From the listing below, copy every line with the word "Output".

[Collection entries]
'''
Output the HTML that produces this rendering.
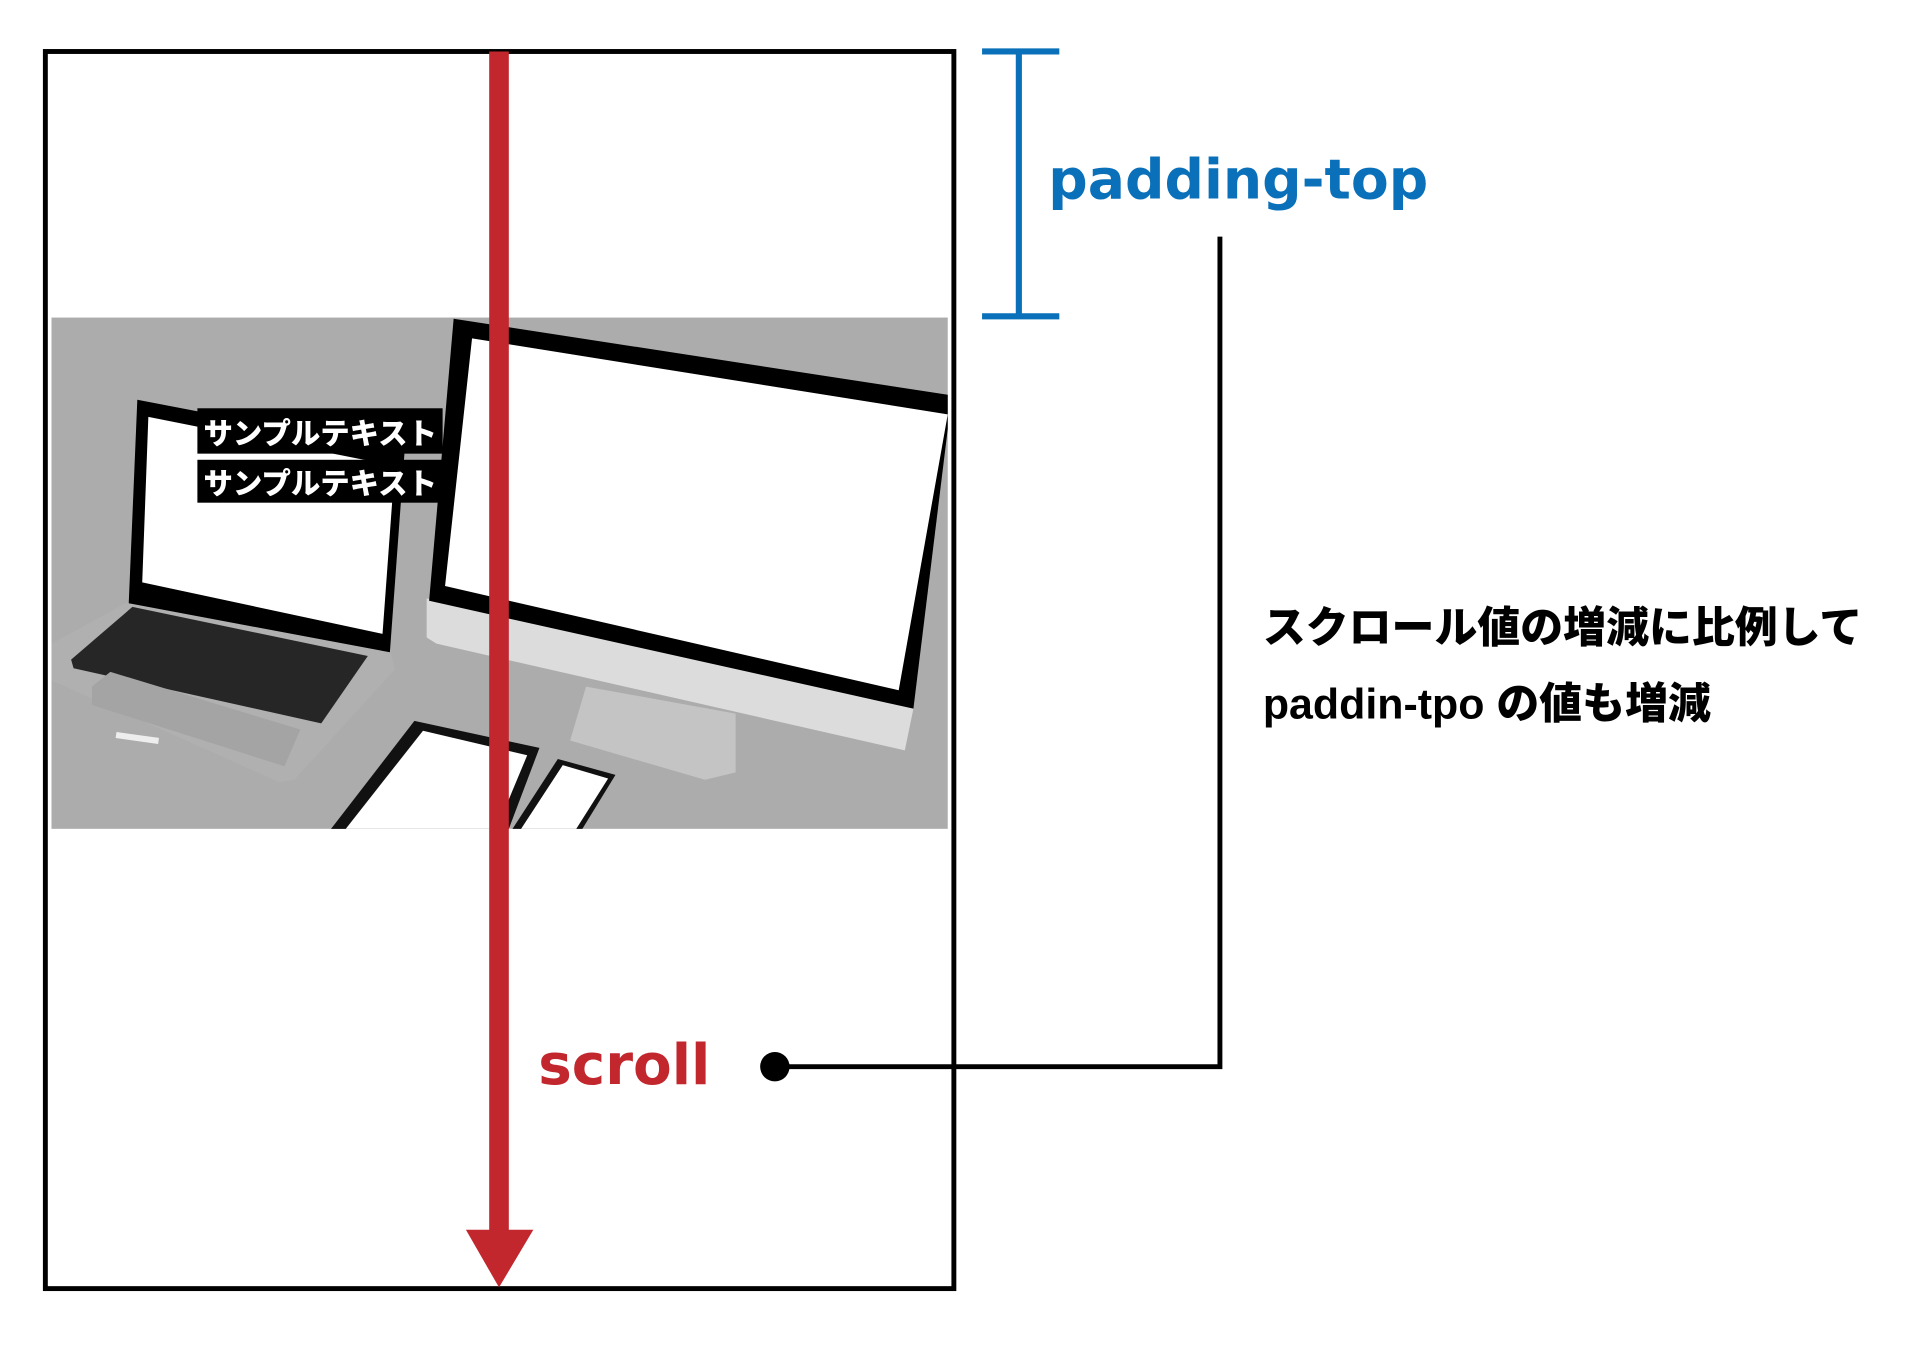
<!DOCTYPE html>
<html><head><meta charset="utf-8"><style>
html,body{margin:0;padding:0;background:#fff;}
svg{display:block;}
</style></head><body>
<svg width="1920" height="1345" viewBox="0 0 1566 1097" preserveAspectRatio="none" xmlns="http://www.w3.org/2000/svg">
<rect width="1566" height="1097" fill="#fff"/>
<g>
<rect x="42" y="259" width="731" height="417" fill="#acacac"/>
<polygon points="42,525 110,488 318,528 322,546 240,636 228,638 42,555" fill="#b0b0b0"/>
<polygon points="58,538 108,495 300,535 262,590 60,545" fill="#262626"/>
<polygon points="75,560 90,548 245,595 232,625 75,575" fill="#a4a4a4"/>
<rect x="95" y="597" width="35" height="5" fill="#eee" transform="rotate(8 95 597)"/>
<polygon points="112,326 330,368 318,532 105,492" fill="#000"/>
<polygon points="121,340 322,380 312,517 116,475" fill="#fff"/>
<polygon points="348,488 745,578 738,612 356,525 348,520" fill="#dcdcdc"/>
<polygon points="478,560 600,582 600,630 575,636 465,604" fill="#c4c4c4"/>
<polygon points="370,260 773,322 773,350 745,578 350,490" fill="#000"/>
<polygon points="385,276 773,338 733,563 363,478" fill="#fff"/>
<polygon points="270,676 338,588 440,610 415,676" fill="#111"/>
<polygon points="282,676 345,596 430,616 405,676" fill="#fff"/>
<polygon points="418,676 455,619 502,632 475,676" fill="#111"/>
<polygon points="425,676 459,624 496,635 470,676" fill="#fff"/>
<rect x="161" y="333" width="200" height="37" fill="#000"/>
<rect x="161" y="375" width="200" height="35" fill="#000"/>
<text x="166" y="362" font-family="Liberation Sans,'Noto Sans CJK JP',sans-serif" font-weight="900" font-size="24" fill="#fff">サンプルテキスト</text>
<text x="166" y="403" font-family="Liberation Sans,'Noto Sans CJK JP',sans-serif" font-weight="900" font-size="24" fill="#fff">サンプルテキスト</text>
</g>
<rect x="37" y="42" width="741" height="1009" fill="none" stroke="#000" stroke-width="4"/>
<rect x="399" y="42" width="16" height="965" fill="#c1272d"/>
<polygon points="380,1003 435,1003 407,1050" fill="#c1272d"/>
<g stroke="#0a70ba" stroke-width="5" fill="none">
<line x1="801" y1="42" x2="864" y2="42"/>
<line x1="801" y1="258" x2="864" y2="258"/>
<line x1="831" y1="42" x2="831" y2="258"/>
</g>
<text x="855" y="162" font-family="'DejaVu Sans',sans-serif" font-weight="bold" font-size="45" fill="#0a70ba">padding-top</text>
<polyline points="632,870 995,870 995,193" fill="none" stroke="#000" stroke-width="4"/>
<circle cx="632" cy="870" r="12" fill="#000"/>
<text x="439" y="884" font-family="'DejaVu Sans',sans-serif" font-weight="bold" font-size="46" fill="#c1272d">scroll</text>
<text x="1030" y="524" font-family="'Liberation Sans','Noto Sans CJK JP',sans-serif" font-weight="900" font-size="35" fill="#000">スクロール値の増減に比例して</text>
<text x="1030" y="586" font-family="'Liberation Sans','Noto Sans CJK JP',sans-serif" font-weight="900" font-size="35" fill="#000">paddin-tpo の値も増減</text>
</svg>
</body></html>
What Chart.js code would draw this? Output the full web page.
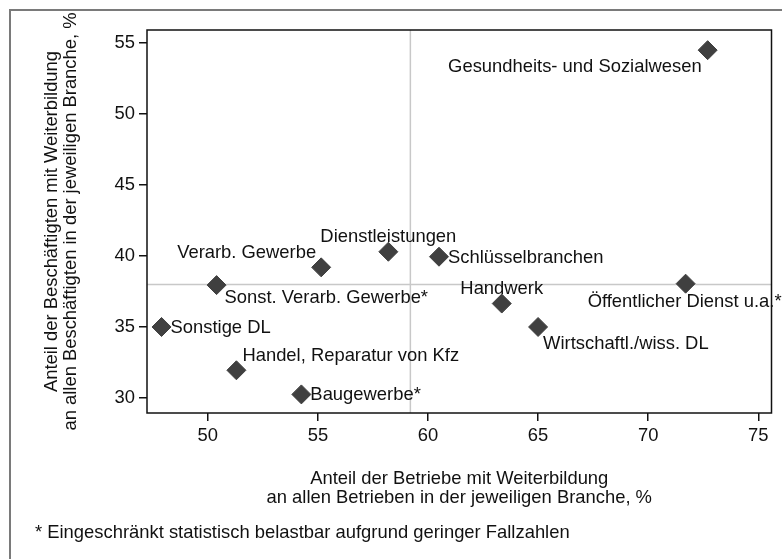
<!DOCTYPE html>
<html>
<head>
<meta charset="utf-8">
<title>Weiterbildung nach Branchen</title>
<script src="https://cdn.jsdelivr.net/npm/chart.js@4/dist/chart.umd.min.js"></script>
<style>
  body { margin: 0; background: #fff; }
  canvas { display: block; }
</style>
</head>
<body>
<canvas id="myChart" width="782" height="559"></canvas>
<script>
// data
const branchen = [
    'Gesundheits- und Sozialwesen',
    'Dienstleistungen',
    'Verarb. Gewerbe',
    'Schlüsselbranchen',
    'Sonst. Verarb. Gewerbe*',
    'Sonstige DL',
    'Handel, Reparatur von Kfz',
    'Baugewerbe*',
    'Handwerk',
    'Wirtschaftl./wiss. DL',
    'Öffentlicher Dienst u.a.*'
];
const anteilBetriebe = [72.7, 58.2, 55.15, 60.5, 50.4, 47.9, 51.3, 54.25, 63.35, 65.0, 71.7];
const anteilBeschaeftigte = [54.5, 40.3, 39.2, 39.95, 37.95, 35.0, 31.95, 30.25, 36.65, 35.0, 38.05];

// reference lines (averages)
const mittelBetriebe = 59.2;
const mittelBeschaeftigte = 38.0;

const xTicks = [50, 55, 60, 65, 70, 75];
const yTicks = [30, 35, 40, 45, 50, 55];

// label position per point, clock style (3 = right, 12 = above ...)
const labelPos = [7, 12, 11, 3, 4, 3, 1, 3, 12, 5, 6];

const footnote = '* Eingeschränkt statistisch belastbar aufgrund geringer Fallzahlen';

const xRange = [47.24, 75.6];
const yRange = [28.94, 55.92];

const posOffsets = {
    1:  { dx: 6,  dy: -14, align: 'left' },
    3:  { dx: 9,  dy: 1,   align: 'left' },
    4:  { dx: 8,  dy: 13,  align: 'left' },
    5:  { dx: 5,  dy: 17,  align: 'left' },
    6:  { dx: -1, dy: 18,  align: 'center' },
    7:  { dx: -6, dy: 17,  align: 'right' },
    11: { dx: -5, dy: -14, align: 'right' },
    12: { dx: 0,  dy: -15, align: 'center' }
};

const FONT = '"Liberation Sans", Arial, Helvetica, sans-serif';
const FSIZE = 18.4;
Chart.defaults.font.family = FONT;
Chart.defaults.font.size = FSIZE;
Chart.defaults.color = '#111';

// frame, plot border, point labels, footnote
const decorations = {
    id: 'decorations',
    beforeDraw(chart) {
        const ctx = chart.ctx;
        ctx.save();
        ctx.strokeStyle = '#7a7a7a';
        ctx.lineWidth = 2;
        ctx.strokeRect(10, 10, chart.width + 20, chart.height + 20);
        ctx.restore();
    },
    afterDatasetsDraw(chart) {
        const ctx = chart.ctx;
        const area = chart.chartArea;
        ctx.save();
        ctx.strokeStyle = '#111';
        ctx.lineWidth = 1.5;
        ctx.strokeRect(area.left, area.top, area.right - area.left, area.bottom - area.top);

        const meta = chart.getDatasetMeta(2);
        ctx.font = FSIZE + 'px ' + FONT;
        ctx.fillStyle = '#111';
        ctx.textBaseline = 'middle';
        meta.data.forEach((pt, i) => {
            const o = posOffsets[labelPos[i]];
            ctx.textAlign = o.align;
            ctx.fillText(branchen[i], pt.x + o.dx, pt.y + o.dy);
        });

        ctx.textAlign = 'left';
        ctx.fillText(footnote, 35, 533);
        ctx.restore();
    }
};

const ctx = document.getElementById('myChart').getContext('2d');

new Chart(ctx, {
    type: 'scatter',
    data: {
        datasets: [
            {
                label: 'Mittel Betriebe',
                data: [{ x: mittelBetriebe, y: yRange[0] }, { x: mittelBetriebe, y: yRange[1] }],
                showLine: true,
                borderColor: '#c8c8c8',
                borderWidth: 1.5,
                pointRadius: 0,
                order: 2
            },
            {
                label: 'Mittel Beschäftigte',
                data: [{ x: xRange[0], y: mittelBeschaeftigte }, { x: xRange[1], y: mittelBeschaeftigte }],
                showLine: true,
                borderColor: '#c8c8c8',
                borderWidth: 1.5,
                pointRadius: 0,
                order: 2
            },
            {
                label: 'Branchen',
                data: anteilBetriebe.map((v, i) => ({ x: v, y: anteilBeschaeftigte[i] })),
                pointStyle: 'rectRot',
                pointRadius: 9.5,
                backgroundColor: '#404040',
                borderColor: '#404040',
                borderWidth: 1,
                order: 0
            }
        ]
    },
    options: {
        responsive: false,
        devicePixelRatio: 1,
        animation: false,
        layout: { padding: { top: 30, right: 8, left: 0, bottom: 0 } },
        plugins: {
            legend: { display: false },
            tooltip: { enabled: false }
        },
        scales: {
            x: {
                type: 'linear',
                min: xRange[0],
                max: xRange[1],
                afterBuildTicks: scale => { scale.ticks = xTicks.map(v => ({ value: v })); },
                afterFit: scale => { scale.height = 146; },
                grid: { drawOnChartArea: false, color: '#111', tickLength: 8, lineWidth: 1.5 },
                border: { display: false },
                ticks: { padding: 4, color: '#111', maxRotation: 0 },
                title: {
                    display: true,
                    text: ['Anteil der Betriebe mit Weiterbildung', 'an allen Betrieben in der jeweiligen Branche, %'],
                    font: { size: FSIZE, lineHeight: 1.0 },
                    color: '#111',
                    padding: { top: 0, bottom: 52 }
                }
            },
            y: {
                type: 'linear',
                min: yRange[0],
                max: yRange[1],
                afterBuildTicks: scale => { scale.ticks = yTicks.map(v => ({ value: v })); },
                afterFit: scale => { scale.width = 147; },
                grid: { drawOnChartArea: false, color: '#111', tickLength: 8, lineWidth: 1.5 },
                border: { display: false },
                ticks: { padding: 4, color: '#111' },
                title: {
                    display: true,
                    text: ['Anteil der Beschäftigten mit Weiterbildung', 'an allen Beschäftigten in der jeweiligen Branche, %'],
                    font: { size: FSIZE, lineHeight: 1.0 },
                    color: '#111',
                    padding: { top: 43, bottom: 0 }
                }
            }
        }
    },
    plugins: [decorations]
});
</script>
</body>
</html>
'''
WORKED ANSWER:
Output the HTML that produces this rendering.
What Chart.js code would draw this? Output the full web page.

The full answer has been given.